# [AVAILABLE DATA]

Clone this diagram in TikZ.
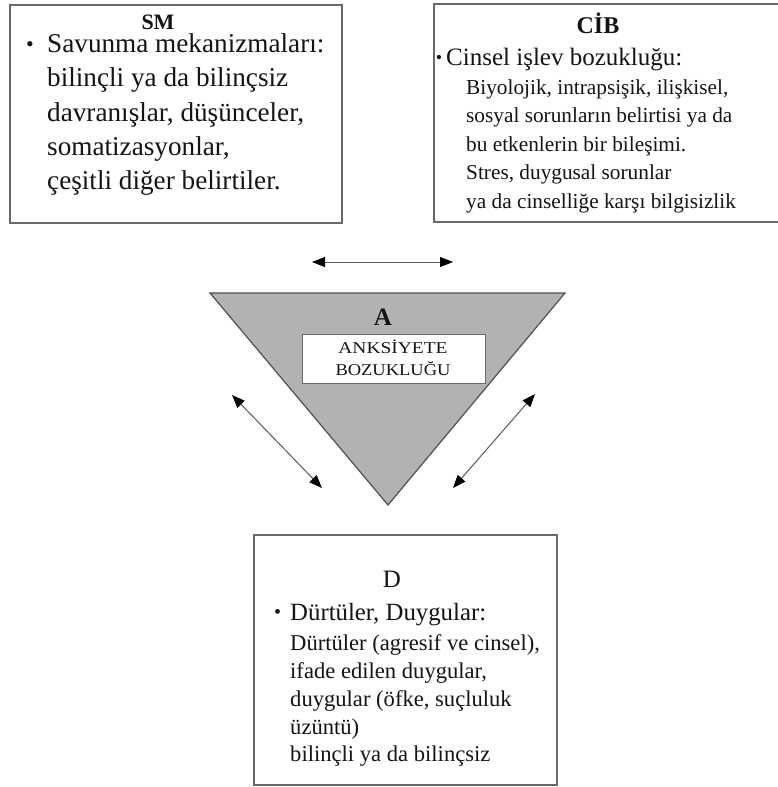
\documentclass[tikz,border=0pt]{standalone}
\usepackage{fontspec}
\setmainfont{Liberation Serif}
\usetikzlibrary{arrows.meta}
\definecolor{boxline}{RGB}{105,105,105}
\definecolor{trifill}{RGB}{178,178,178}
\definecolor{triline}{RGB}{80,80,80}
\definecolor{arrline}{RGB}{90,90,90}
\definecolor{txtcol}{RGB}{20,20,20}
\begin{document}
\begin{tikzpicture}[x=1pt,y=-1pt,
  box/.style={draw=boxline, line width=1.6pt, fill=white, anchor=north west, inner sep=0pt, outer sep=0pt},
  innerbox/.style={draw=boxline, line width=1pt, fill=white, anchor=north west, inner sep=0pt},
  ln/.style={anchor=base west, inner sep=0pt, text=txtcol},
  ttl/.style={anchor=base, inner sep=0pt, text=txtcol},
  biarrow/.style={{Triangle[length=13pt,width=10pt,color=black]}-{Triangle[length=13pt,width=10pt,color=black]}, line width=1pt, draw=arrline},
  tri/.style={draw=triline, line width=1.2pt, fill=trifill, line join=miter}
]
\useasboundingbox (0,0) rectangle (777,787);

% boxes
\node[box, minimum width=332pt, minimum height=218pt] (sm) at (10,5) {};
\node[box, minimum width=346pt, minimum height=218pt] (cib) at (434,4) {};
\node[box, minimum width=303pt, minimum height=250pt] (d) at (254,535) {};

% triangle
\coordinate (tl) at (210,293);
\coordinate (tr) at (565,293);
\coordinate (tb) at (388,505);
\draw[tri] (tl) -- (tr) -- (tb) -- cycle;
\node[innerbox, minimum width=183pt, minimum height=49pt] (ab) at (302,334) {};
\node[ttl, font=\fontsize{25}{25}\selectfont\bfseries] (atitle) at (383,325) {A};
\node[ttl, font=\fontsize{16.5}{16.5}\selectfont] (a1) at (393,353) {\scalebox{1.18}[1]{ANKSİYETE}};
\node[ttl, font=\fontsize{16.5}{16.5}\selectfont] (a2) at (393,375) {\scalebox{1.12}[1]{BOZUKLUĞU}};

% SM text
\node[ttl, font=\fontsize{22}{22}\selectfont\bfseries] (smt) at (158,29.5) {SM};
\node[ln, font=\fontsize{22}{22}\selectfont] (smb) at (26,51) {•};
\foreach \t/\yy [count=\i] in {{Savunma mekanizmaları:}/52, {bilinçli ya da bilinçsiz}/86, {davranışlar, düşünceler,}/121, {somatizasyonlar,}/155, {çeşitli diğer belirtiler.}/189}
  \node[ln, font=\fontsize{27.2}{27.2}\selectfont] (sm\i) at (47,\yy) {\t};

% CIB text
\node[ttl, font=\fontsize{24}{24}\selectfont\bfseries] (cibt) at (598,33) {CİB};
\node[ttl, font=\fontsize{18}{18}\selectfont] (cibb) at (439,63) {•};
\node[ln, font=\fontsize{25}{25}\selectfont] (cib1) at (446,65) {Cinsel işlev bozukluğu:};
\foreach \t/\yy [count=\i] in {{Biyolojik, intrapsişik, ilişkisel,}/94, {sosyal sorunların belirtisi ya da}/122.5, {bu etkenlerin bir bileşimi.}/151, {Stres, duygusal sorunlar}/179.5, {ya da cinselliğe karşı bilgisizlik}/208}
  \node[ln, font=\fontsize{21.3}{21.3}\selectfont] (cibl\i) at (466,\yy) {\t};

% D text
\node[ttl, font=\fontsize{25}{25}\selectfont] (dt) at (392,587) {D};
\node[ln, font=\fontsize{20}{20}\selectfont] (db) at (274,618) {•};
\node[ln, font=\fontsize{24.8}{24.8}\selectfont] (d1) at (290,620) {Dürtüler, Duygular:};
\foreach \t/\yy [count=\i] in {{Dürtüler (agresif ve cinsel),}/650, {ifade edilen duygular,}/678, {duygular (öfke, suçluluk}/706, {üzüntü)}/734, {bilinçli ya da bilinçsiz}/761}
  \node[ln, font=\fontsize{22.6}{22.6}\selectfont] (dl\i) at (290,\yy) {\t};

% arrows
\coordinate (h1) at (312,262);
\coordinate (h2) at (453,262);
\coordinate (l1) at (232,395);
\coordinate (l2) at (322,488);
\coordinate (r1) at (535,394);
\coordinate (r2) at (453,488);
\draw[biarrow] (h1) -- (h2);
\draw[biarrow] (l1) -- (l2);
\draw[biarrow] (r1) -- (r2);
\end{tikzpicture}
\end{document}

# [INSTRUCTION]
Write out the listing above exactly as it stands, pictures excluded.

# [EXPECTED ANSWER]
Clone this diagram in TikZ.
\documentclass[tikz,border=0pt]{standalone}
\usepackage{fontspec}
\setmainfont{Liberation Serif}
\usetikzlibrary{arrows.meta}
\definecolor{boxline}{RGB}{105,105,105}
\definecolor{trifill}{RGB}{178,178,178}
\definecolor{triline}{RGB}{80,80,80}
\definecolor{arrline}{RGB}{90,90,90}
\definecolor{txtcol}{RGB}{20,20,20}
\begin{document}
\begin{tikzpicture}[x=1pt,y=-1pt,
  box/.style={draw=boxline, line width=1.6pt, fill=white, anchor=north west, inner sep=0pt, outer sep=0pt},
  innerbox/.style={draw=boxline, line width=1pt, fill=white, anchor=north west, inner sep=0pt},
  ln/.style={anchor=base west, inner sep=0pt, text=txtcol},
  ttl/.style={anchor=base, inner sep=0pt, text=txtcol},
  biarrow/.style={{Triangle[length=13pt,width=10pt,color=black]}-{Triangle[length=13pt,width=10pt,color=black]}, line width=1pt, draw=arrline},
  tri/.style={draw=triline, line width=1.2pt, fill=trifill, line join=miter}
]
\useasboundingbox (0,0) rectangle (777,787);

% boxes
\node[box, minimum width=332pt, minimum height=218pt] (sm) at (10,5) {};
\node[box, minimum width=346pt, minimum height=218pt] (cib) at (434,4) {};
\node[box, minimum width=303pt, minimum height=250pt] (d) at (254,535) {};

% triangle
\coordinate (tl) at (210,293);
\coordinate (tr) at (565,293);
\coordinate (tb) at (388,505);
\draw[tri] (tl) -- (tr) -- (tb) -- cycle;
\node[innerbox, minimum width=183pt, minimum height=49pt] (ab) at (302,334) {};
\node[ttl, font=\fontsize{25}{25}\selectfont\bfseries] (atitle) at (383,325) {A};
\node[ttl, font=\fontsize{16.5}{16.5}\selectfont] (a1) at (393,353) {\scalebox{1.18}[1]{ANKSİYETE}};
\node[ttl, font=\fontsize{16.5}{16.5}\selectfont] (a2) at (393,375) {\scalebox{1.12}[1]{BOZUKLUĞU}};

% SM text
\node[ttl, font=\fontsize{22}{22}\selectfont\bfseries] (smt) at (158,29.5) {SM};
\node[ln, font=\fontsize{22}{22}\selectfont] (smb) at (26,51) {•};
\foreach \t/\yy [count=\i] in {{Savunma mekanizmaları:}/52, {bilinçli ya da bilinçsiz}/86, {davranışlar, düşünceler,}/121, {somatizasyonlar,}/155, {çeşitli diğer belirtiler.}/189}
  \node[ln, font=\fontsize{27.2}{27.2}\selectfont] (sm\i) at (47,\yy) {\t};

% CIB text
\node[ttl, font=\fontsize{24}{24}\selectfont\bfseries] (cibt) at (598,33) {CİB};
\node[ttl, font=\fontsize{18}{18}\selectfont] (cibb) at (439,63) {•};
\node[ln, font=\fontsize{25}{25}\selectfont] (cib1) at (446,65) {Cinsel işlev bozukluğu:};
\foreach \t/\yy [count=\i] in {{Biyolojik, intrapsişik, ilişkisel,}/94, {sosyal sorunların belirtisi ya da}/122.5, {bu etkenlerin bir bileşimi.}/151, {Stres, duygusal sorunlar}/179.5, {ya da cinselliğe karşı bilgisizlik}/208}
  \node[ln, font=\fontsize{21.3}{21.3}\selectfont] (cibl\i) at (466,\yy) {\t};

% D text
\node[ttl, font=\fontsize{25}{25}\selectfont] (dt) at (392,587) {D};
\node[ln, font=\fontsize{20}{20}\selectfont] (db) at (274,618) {•};
\node[ln, font=\fontsize{24.8}{24.8}\selectfont] (d1) at (290,620) {Dürtüler, Duygular:};
\foreach \t/\yy [count=\i] in {{Dürtüler (agresif ve cinsel),}/650, {ifade edilen duygular,}/678, {duygular (öfke, suçluluk}/706, {üzüntü)}/734, {bilinçli ya da bilinçsiz}/761}
  \node[ln, font=\fontsize{22.6}{22.6}\selectfont] (dl\i) at (290,\yy) {\t};

% arrows
\coordinate (h1) at (312,262);
\coordinate (h2) at (453,262);
\coordinate (l1) at (232,395);
\coordinate (l2) at (322,488);
\coordinate (r1) at (535,394);
\coordinate (r2) at (453,488);
\draw[biarrow] (h1) -- (h2);
\draw[biarrow] (l1) -- (l2);
\draw[biarrow] (r1) -- (r2);
\end{tikzpicture}
\end{document}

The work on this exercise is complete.